To be done: The lines to extract run from the start of the records through the line with "import seaborn as sns", both ends included; drop the pictures.

[Charts and diagrams as code]
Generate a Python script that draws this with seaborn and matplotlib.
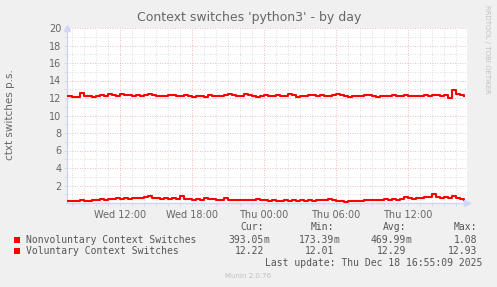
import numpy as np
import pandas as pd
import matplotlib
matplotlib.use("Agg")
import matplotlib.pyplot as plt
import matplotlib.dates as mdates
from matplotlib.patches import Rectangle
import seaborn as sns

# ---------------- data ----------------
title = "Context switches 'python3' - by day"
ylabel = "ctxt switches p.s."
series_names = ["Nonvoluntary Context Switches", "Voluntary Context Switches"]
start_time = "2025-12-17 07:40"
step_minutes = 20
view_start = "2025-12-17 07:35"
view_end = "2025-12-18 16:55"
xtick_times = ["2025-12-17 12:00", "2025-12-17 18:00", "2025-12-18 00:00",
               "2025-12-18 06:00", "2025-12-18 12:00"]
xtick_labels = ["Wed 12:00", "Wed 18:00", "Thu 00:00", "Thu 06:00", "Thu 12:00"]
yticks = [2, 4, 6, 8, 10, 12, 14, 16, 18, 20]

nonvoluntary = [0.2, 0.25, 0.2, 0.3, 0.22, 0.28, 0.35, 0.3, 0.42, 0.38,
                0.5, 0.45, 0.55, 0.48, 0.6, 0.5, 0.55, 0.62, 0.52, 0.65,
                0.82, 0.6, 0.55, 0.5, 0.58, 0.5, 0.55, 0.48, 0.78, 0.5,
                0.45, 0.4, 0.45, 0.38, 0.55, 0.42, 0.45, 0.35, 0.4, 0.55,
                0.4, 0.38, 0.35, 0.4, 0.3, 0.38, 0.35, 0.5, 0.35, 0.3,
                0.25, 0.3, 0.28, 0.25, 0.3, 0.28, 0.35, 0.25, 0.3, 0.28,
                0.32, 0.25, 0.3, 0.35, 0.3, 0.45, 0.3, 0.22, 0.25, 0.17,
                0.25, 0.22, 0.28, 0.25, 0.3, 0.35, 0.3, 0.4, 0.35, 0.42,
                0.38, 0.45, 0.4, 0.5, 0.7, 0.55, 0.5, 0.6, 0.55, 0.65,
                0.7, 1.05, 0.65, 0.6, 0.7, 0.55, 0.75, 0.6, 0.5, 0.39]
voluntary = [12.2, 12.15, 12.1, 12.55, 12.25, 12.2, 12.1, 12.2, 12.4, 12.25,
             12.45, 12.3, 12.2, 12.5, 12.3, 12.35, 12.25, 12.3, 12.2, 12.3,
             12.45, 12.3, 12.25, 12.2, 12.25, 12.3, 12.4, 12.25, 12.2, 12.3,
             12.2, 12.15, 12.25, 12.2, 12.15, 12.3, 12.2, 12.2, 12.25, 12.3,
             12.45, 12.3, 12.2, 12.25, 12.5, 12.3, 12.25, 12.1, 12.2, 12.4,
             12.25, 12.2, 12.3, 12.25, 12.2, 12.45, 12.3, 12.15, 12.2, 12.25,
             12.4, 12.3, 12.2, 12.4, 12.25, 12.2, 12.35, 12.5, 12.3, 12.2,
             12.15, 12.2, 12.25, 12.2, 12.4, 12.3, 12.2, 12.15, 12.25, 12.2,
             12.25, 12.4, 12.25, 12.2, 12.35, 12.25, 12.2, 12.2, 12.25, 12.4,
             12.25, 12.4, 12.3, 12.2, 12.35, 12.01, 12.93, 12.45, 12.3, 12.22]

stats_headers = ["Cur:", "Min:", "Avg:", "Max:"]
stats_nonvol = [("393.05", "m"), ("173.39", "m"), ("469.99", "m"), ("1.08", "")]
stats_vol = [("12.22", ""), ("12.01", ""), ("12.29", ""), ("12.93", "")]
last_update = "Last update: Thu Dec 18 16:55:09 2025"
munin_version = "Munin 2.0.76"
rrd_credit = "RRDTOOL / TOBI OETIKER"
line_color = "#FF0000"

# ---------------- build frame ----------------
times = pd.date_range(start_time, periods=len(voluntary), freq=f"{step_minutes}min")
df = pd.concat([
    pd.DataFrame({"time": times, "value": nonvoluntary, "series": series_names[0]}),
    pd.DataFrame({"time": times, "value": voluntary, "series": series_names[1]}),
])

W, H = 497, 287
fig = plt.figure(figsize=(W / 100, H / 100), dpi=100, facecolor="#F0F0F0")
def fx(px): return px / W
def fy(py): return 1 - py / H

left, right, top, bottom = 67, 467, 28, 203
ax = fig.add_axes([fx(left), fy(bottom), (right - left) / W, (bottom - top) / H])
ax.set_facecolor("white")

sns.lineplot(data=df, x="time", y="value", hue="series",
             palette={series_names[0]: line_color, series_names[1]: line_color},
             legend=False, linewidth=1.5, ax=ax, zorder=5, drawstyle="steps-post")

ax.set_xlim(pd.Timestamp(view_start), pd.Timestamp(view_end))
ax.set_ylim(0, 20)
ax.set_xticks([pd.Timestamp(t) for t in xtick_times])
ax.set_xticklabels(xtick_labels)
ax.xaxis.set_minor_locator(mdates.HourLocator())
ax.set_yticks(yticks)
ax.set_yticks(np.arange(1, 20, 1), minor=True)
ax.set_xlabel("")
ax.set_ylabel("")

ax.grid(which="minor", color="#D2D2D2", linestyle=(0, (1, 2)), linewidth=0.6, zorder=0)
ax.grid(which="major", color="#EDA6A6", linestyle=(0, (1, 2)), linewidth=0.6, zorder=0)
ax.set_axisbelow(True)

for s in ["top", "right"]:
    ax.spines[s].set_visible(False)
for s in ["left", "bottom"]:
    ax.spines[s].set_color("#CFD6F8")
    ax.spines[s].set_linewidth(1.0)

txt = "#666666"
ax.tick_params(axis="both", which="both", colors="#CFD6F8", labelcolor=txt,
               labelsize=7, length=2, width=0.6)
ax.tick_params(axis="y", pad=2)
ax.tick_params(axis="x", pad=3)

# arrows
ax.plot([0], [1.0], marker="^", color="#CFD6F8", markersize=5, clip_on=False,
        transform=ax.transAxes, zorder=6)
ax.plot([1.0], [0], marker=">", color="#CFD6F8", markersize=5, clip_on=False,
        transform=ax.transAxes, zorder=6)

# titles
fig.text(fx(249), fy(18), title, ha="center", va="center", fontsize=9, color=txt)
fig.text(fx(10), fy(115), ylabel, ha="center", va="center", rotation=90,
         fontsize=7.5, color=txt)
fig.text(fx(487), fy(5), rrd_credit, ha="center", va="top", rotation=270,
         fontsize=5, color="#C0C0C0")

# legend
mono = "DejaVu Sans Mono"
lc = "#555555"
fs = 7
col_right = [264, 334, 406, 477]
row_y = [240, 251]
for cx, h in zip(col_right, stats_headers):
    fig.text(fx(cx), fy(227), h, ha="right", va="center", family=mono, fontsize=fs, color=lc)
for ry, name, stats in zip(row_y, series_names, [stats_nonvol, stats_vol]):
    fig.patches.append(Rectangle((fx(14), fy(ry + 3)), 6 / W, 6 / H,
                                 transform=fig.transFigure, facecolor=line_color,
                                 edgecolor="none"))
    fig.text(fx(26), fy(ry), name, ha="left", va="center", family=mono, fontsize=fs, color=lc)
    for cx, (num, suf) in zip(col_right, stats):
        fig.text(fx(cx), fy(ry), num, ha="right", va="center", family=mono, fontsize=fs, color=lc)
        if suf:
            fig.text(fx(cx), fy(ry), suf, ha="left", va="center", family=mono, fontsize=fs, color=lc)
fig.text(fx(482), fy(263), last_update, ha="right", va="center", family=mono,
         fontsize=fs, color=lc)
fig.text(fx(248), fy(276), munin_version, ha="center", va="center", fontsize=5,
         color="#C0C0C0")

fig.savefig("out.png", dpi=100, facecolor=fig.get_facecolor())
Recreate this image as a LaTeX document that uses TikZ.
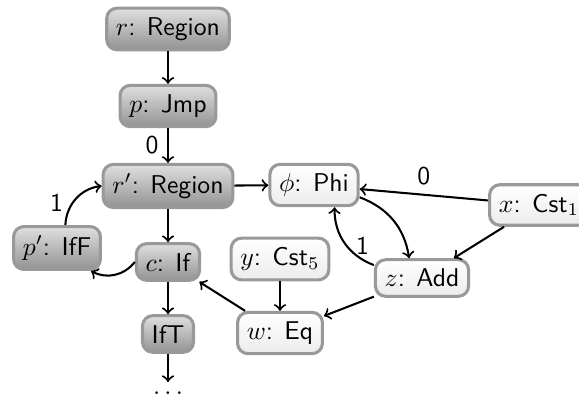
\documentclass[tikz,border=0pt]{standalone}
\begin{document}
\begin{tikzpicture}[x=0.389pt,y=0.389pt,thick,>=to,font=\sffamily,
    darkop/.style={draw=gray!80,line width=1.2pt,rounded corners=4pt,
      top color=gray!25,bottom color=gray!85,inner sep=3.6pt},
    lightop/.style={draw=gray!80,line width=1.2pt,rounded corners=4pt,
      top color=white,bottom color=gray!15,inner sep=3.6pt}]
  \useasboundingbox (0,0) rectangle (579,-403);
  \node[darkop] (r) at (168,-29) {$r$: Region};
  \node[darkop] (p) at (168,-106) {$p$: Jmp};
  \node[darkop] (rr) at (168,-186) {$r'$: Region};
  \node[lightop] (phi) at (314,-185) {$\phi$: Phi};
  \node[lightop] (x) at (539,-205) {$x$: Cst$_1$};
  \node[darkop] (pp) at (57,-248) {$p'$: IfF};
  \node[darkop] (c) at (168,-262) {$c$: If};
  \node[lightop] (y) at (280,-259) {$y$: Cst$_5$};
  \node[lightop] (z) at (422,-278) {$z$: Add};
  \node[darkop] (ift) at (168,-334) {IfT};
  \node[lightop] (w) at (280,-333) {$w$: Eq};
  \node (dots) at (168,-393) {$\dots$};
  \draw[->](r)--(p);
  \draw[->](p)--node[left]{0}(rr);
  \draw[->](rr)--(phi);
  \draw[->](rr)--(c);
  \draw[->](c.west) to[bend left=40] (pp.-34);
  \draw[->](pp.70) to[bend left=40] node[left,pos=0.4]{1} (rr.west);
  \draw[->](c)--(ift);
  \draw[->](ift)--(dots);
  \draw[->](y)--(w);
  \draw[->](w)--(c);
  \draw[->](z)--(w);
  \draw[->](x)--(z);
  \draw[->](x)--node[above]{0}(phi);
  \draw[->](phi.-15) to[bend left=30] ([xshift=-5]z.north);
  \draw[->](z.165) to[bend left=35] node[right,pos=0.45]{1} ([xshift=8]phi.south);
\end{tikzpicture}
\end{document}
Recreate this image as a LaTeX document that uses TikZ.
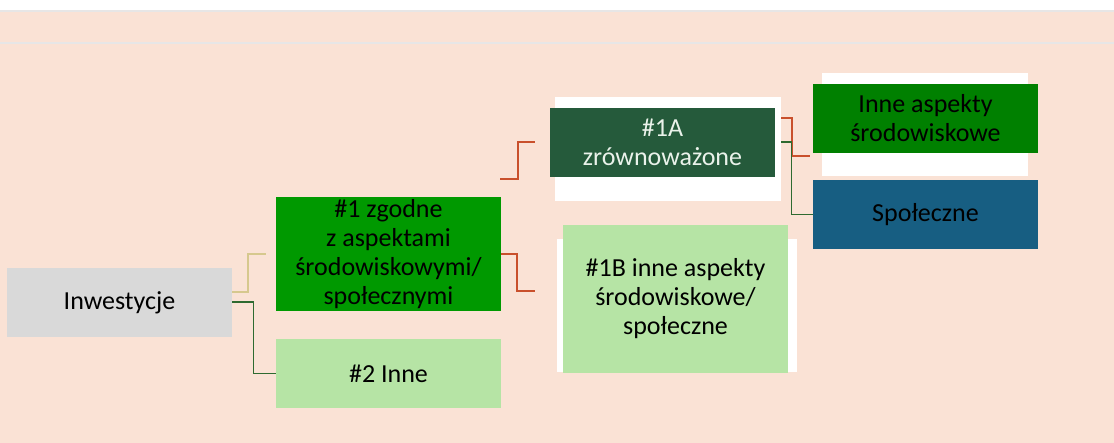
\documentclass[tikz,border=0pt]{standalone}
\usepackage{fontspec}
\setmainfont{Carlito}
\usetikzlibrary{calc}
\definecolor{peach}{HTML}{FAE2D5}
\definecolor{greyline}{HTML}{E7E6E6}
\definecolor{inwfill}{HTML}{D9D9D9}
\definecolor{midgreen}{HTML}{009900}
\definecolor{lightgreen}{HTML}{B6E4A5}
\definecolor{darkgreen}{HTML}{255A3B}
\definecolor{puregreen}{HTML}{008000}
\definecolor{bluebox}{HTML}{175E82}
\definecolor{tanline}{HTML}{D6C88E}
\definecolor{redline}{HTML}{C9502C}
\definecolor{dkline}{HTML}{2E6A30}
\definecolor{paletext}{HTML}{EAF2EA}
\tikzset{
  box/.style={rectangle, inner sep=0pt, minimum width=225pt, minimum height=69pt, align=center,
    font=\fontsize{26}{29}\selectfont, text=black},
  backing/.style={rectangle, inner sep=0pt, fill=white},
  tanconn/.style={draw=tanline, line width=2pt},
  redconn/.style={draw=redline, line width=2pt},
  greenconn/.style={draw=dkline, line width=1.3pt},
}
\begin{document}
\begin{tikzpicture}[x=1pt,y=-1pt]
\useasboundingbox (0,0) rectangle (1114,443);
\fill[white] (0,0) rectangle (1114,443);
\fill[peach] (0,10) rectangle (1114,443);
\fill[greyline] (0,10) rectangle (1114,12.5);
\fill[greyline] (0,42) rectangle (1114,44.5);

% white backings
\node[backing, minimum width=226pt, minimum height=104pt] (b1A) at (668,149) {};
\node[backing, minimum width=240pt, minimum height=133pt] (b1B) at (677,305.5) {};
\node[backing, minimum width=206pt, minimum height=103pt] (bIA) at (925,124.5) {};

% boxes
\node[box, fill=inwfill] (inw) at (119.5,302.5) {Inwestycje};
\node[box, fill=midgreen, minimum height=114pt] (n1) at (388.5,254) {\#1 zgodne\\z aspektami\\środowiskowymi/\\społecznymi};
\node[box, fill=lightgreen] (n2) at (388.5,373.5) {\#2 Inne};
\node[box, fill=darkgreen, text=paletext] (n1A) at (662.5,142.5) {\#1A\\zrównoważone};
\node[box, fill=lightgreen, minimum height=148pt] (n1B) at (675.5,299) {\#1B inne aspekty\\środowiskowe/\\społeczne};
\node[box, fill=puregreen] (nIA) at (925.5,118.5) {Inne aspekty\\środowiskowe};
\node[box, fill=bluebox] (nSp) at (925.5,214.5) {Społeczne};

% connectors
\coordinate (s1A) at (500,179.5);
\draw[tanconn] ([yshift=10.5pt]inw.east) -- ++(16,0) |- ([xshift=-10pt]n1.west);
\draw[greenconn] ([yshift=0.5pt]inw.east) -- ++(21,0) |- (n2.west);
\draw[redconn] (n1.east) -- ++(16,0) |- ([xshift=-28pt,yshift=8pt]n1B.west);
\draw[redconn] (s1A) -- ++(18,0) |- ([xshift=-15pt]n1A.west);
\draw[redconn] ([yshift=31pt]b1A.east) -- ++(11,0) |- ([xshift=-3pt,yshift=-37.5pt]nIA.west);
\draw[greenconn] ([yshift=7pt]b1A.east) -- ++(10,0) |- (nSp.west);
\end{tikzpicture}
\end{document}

Exercise output:
Generate a Python script that draws this with seaborn and matplotlib.
import numpy as np
import pandas as pd
import matplotlib
matplotlib.use("Agg")
import matplotlib.pyplot as plt
import matplotlib.dates as mdates
from matplotlib.patches import Rectangle
import seaborn as sns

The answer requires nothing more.